Roger Federer's former coach Paul Annacone has revealed the traits that make the Swiss ace one of the greatest players to ever rule the tennis court. The 19-time Grand Slam winner has surpassed everyone in terms of achievements and will be looking to further add to his tally in 2018.
Annacone coached Pete Sampras and Tim Henman at various points in their careers and was Federer's mentor between 2010 and 2014. The Swiss ace surpassed Sampras' tally of 14 majors back in 2009 and emerged from a barren spell to extend his tally to 19 in 2017.
The Swiss ace skipped the entire clay court swing of the season this year following a blistering start to the season that saw him win three of the four events he entered. He won the Australian Open and Wimbledon in 2017, his best return in a year since 2012.
Annacone revealed that all three players had an amazing understanding of their own skill set which helped them rise through the ranks.

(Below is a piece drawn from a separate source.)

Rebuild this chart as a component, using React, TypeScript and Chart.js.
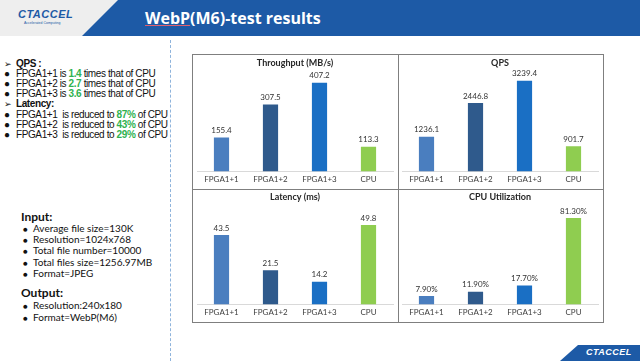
import React, { useEffect, useRef } from "react";
import { Chart, registerables } from "chart.js";
Chart.register(...registerables);

const categories = ["FPGA1+1", "FPGA1+2", "FPGA1+3", "CPU"];
const throughput = [155.4, 307.5, 407.2, 113.3];
const qps = [1236.1, 2446.8, 3239.4, 901.7];
const latency = [43.5, 21.5, 14.2, 49.8];
const cpuUtil = [7.9, 11.9, 17.7, 81.3];
const barColors = ["#4a7ebf", "#2f5a8c", "#1a6fc4", "#8fcd50"];

const CHART_FONT = "Lato, 'Open Sans', sans-serif";

type MiniProps = {
  title: string;
  data: number[];
  max: number;
  fmt: (v: number) => string;
  left: number;
  top: number;
  width: number;
  height: number;
  padL: number;
  padR: number;
  padT: number;
  padB: number;
};

function MiniBar(p: MiniProps) {
  const ref = useRef<HTMLCanvasElement | null>(null);
  useEffect(() => {
    if (!ref.current) return;
    const labelsPlugin = {
      id: "valueLabels",
      afterDatasetsDraw(chart: any) {
        const ctx = chart.ctx;
        const meta = chart.getDatasetMeta(0);
        ctx.save();
        ctx.font = `8px ${CHART_FONT}`;
        ctx.fillStyle = "#333333";
        ctx.textAlign = "center";
        ctx.textBaseline = "bottom";
        meta.data.forEach((bar: any, i: number) => {
          ctx.fillText(p.fmt(chart.data.datasets[0].data[i]), bar.x, bar.y - 3);
        });
        ctx.restore();
      },
    };
    const chart = new Chart(ref.current, {
      type: "bar",
      data: {
        labels: categories,
        datasets: [
          {
            data: p.data,
            backgroundColor: barColors,
            borderWidth: 0,
            barPercentage: 0.31,
            categoryPercentage: 1,
          },
        ],
      },
      options: {
        responsive: false,
        animation: false,
        devicePixelRatio: 1,
        layout: { padding: { left: p.padL, right: p.padR, top: 0, bottom: p.padB } },
        plugins: {
          legend: { display: false },
          tooltip: { enabled: false },
          title: {
            display: true,
            text: p.title,
            color: "#262626",
            font: { size: 9, weight: "bold", family: CHART_FONT },
            padding: { top: p.padT, bottom: 6 },
          },
        },
        scales: {
          x: {
            grid: { display: false, drawTicks: false, tickLength: 0 },
            border: { display: true, color: "#d9d9d9", width: 1 },
            ticks: { color: "#404040", font: { size: 8, family: CHART_FONT }, padding: 3 },
          },
          y: { display: false, min: 0, max: p.max },
        },
      },
      plugins: [labelsPlugin],
    });
    return () => chart.destroy();
  }, []);
  return (
    <canvas
      ref={ref}
      width={p.width}
      height={p.height}
      style={{ position: "absolute", left: p.left, top: p.top, width: p.width, height: p.height }}
    />
  );
}

const upperLines: { kind: "head" | "item"; parts: [string, string, string] }[] = [
  { kind: "head", parts: ["QPS :", "", ""] },
  { kind: "item", parts: ["FPGA1+1 is ", "1.4", " times that of CPU"] },
  { kind: "item", parts: ["FPGA1+2 is ", "2.7", " times that of CPU"] },
  { kind: "item", parts: ["FPGA1+3 is ", "3.6", " times that of CPU"] },
  { kind: "head", parts: ["Latency:", "", ""] },
  { kind: "item", parts: ["FPGA1+1  is reduced to ", "87%", " of CPU"] },
  { kind: "item", parts: ["FPGA1+2  is reduced to ", "43%", " of CPU"] },
  { kind: "item", parts: ["FPGA1+3  is reduced to ", "29%", " of CPU"] },
];
const upperY = [58, 68, 78, 88, 98, 109, 119, 129];

const inputItems = [
  "Average file size=130K",
  "Resolution=1024x768",
  "Total file number=10000",
  "Total files size=1256.97MB",
  "Format=JPEG",
];
const inputY = [222, 233, 244, 256, 267];
const outputItems = ["Resolution:240x180", "Format=WebP(M6)"];
const outputY = [299, 311];

export default function App() {
  const abs = (l: number, t: number): React.CSSProperties => ({ position: "absolute", left: l, top: t, whiteSpace: "pre" });
  const arial = "'Liberation Sans', Arial, sans-serif";
  const calibri = "Lato, 'Open Sans', sans-serif";
  return (
    <div style={{ position: "fixed", left: 0, top: 0, width: 640, height: 361, background: "#ffffff", overflow: "hidden" }}>
      {/* header */}
      <div style={{ position: "absolute", left: 0, top: 0, width: 640, height: 36, background: "#eeeeee" }} />
      <div
        style={{
          position: "absolute", left: 0, top: 0, width: 640, height: 36, background: "#1d5aa6",
          clipPath: "polygon(118px 0, 640px 0, 640px 36px, 82px 36px)",
        }}
      />
      <div style={{ ...abs(18, 8), fontFamily: arial, fontStyle: "italic", fontWeight: 900, fontSize: 11, color: "#1d5aa6", letterSpacing: 0.5 }}>
        CTACCEL
      </div>
      <div style={{ ...abs(24, 21), fontFamily: arial, fontSize: 3.5, color: "#1d5aa6" }}>Accelerated Computing</div>
      <div style={{ ...abs(145, 7), fontFamily: "'Open Sans', Lato, sans-serif", fontWeight: 700, fontSize: 16, color: "#ffffff" }}>
        <span style={{ textDecoration: "underline", textDecorationColor: "#e06070" }}>WebP</span>(M6)-test results
      </div>

      {/* dashed separator */}
      <div style={{ position: "absolute", left: 170, top: 40, width: 0, height: 321, borderLeft: "1px dashed #8fb4dc" }} />

      {/* upper left text */}
      {upperLines.map((ln, i) => (
        <div key={i} style={{ ...abs(4, upperY[i]), fontFamily: arial, fontSize: 10, letterSpacing: -0.4, color: "#111111", lineHeight: "12px", height: 12 }}>
          {ln.kind === "head" ? (
            <span style={{ fontSize: 9 }}>➢</span>
          ) : (
            <span style={{ fontSize: 10 }}>●</span>
          )}
          <span style={{ position: "absolute", left: 12, top: 0 }}>
            {ln.kind === "head" ? (
              <b>{ln.parts[0]}</b>
            ) : (
              <>
                {ln.parts[0]}
                <b style={{ color: "#2fb24f", fontWeight: 700 }}>{ln.parts[1]}</b>
                {ln.parts[2]}
              </>
            )}
          </span>
        </div>
      ))}

      {/* lower left text */}
      <div style={{ ...abs(21, 209), fontFamily: calibri, fontWeight: 700, fontSize: 12, color: "#111111" }}>Input:</div>
      {inputItems.map((t, i) => (
        <div key={t} style={{ ...abs(23, inputY[i]), fontFamily: calibri, fontSize: 10, color: "#111111", lineHeight: "12px" }}>
          <span style={{ fontSize: 8 }}>●</span>
          <span style={{ position: "absolute", left: 10 }}>{t}</span>
        </div>
      ))}
      <div style={{ ...abs(21, 285), fontFamily: calibri, fontWeight: 700, fontSize: 12, color: "#111111" }}>Output:</div>
      {outputItems.map((t, i) => (
        <div key={t} style={{ ...abs(23, outputY[i]), fontFamily: calibri, fontSize: 10, color: "#111111", lineHeight: "12px" }}>
          <span style={{ fontSize: 8 }}>●</span>
          <span style={{ position: "absolute", left: 10 }}>{t}</span>
        </div>
      ))}

      {/* chart grid frame */}
      <div style={{ position: "absolute", left: 192, top: 54, width: 410, height: 267, border: "1px solid #7f7f7f" }} />
      <div style={{ position: "absolute", left: 398, top: 54, width: 1, height: 268, background: "#7f7f7f" }} />
      <div style={{ position: "absolute", left: 192, top: 189, width: 411, height: 1, background: "#7f7f7f" }} />

      <MiniBar title="Throughput (MB/s)" data={throughput} max={444} fmt={(v) => v.toFixed(1)}
        left={193} top={55} width={205} height={134} padL={4} padR={5} padT={3} padB={2} />
      <MiniBar title="QPS" data={qps} max={3455} fmt={(v) => v.toFixed(1)}
        left={399} top={55} width={203} height={134} padL={3} padR={4} padT={3} padB={2} />
      <MiniBar title="Latency (ms)" data={latency} max={60} fmt={(v) => v.toFixed(1)}
        left={193} top={190} width={205} height={131} padL={4} padR={5} padT={2} padB={1} />
      <MiniBar title="CPU Utilization" data={cpuUtil} max={90} fmt={(v) => v.toFixed(2) + "%"}
        left={399} top={190} width={203} height={131} padL={3} padR={4} padT={2} padB={1} />

      {/* bottom-right logo */}
      <div
        style={{
          position: "absolute", left: 0, top: 345, width: 640, height: 16, background: "#1d5aa6",
          clipPath: "polygon(578px 0, 640px 0, 640px 16px, 560px 16px)",
        }}
      />
      <div style={{ ...abs(586, 347), fontFamily: arial, fontStyle: "italic", fontWeight: 900, fontSize: 9, color: "#ffffff", letterSpacing: 0.5 }}>
        CTACCEL
      </div>
    </div>
  );
}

However, he warned any upcoming star that talent alone does not take you anywhere and that you have to understand your strengths in order to be successful.

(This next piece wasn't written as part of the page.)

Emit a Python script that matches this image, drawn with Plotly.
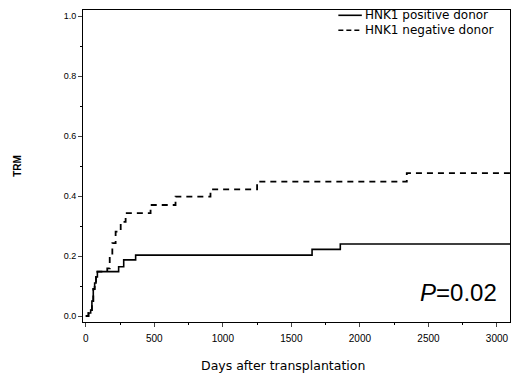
import plotly.graph_objects as go

# Step data (day, cumulative incidence)
pos_days = [0, 20, 36, 45, 55, 65, 75, 85, 240, 277, 364, 1651, 1857, 3095]
pos_trm  = [0.0, 0.01, 0.02, 0.05, 0.09, 0.11, 0.13, 0.148, 0.164, 0.187, 0.203, 0.222, 0.240, 0.240]

neg_days = [0, 20, 36, 45, 55, 65, 75, 85, 157, 175, 194, 218, 255, 291, 473, 655, 910, 1250, 2342, 3095]
neg_trm  = [0.0, 0.01, 0.02, 0.05, 0.09, 0.11, 0.13, 0.148, 0.159, 0.20, 0.243, 0.281, 0.314, 0.343, 0.370, 0.398, 0.422, 0.448, 0.476, 0.476]

series_names = ["HNK1 positive donor", "HNK1 negative donor"]
x_ticks = [0, 500, 1000, 1500, 2000, 2500, 3000]
y_ticks = [0.0, 0.2, 0.4, 0.6, 0.8, 1.0]
y_ticklabels = ["0.0", "0.2", "0.4", "0.6", "0.8", "1.0"]

fig = go.Figure()
fig.add_trace(go.Scatter(x=pos_days, y=pos_trm, mode="lines", line=dict(color="black", width=1.6, shape="hv"),
                         name=series_names[0], showlegend=False))
fig.add_trace(go.Scatter(x=neg_days, y=neg_trm, mode="lines", line=dict(color="black", width=1.8, shape="hv", dash="6px,5px"),
                         name=series_names[1], showlegend=False))

font = "Liberation Sans, Arial, sans-serif"
wide = "DejaVu Sans, sans-serif"
fig.update_layout(
    width=512, height=374,
    margin=dict(l=83, r=2, t=10, b=52),
    paper_bgcolor="white", plot_bgcolor="white",
    font=dict(family=font, color="black", size=10),
    showlegend=False,
)
fig.update_xaxes(range=[-20, 3095], tickvals=x_ticks, ticks="outside", ticklen=4, tickwidth=1,
                 showline=True, linecolor="black", linewidth=1, mirror=True, showgrid=False, zeroline=False,
                 minor=dict(dtick=250, ticks="outside", ticklen=2, tickcolor="black"),
                 tickfont=dict(size=10), ticklabelstandoff=3)
fig.update_yaxes(range=[-0.02, 1.02], tickvals=y_ticks, ticktext=y_ticklabels, ticks="outside", ticklen=4, tickwidth=1,
                 showline=True, linecolor="black", linewidth=1, mirror=True, showgrid=False, zeroline=False,
                 minor=dict(dtick=0.1, ticks="outside", ticklen=2, tickcolor="black"),
                 tickfont=dict(size=9), title=dict(text="<b>TRM</b>", font=dict(size=10), standoff=40))

# x-axis title
fig.add_annotation(xref="paper", yref="paper", x=0.468, y=-0.141, text="Days after transplantation",
                   showarrow=False, xanchor="center", yanchor="middle", font=dict(family=wide, size=12.5))

# Custom compact legend
fig.add_shape(type="line", xref="paper", yref="paper", x0=0.598, x1=0.653, y0=0.983, y1=0.983,
              line=dict(color="black", width=1.6))
fig.add_shape(type="line", xref="paper", yref="paper", x0=0.598, x1=0.653, y0=0.935, y1=0.935,
              line=dict(color="black", width=1.6, dash="5px,3px"))
fig.add_annotation(xref="paper", yref="paper", x=0.657, y=0.983, text=series_names[0], showarrow=False,
                   xanchor="left", yanchor="middle", borderpad=0, font=dict(family=wide, size=12))
fig.add_annotation(xref="paper", yref="paper", x=0.657, y=0.935, text=series_names[1], showarrow=False,
                   xanchor="left", yanchor="middle", borderpad=0, font=dict(family=wide, size=12))

fig.add_annotation(xref="paper", yref="paper", x=0.975, y=0.045, text="<i>P</i>=0.02", showarrow=False,
                   xanchor="right", yanchor="bottom", font=dict(size=24))

fig.write_html("out.html")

"All three of those guys had an amazing understanding of their own skill set," Annacone told Express Sport. "An understanding of what they do incredibly well. Sure, their talents are off the charts, so that's one thing. But the second thing was they understood their strengths on the tennis court.
"They know what they're best at and they give themselves continued opportunities in the most pressure-filled situations to win or lose doing what they do well. Then if they lose, they're very pragmatic about it, because they try to use their biggest strengths in the biggest moments.
"And either on that day they didn't get over the line, or the other guy was too good. So they can absorb the pain of the loss and then go back to the drawing board, go 'OK, this is what happened'," Annacone added.
"There's a very strategic, meticulous process that they go through. They do love the victories and the pain of the defeats do sting. But not so much that they are drowning in either of those emotions."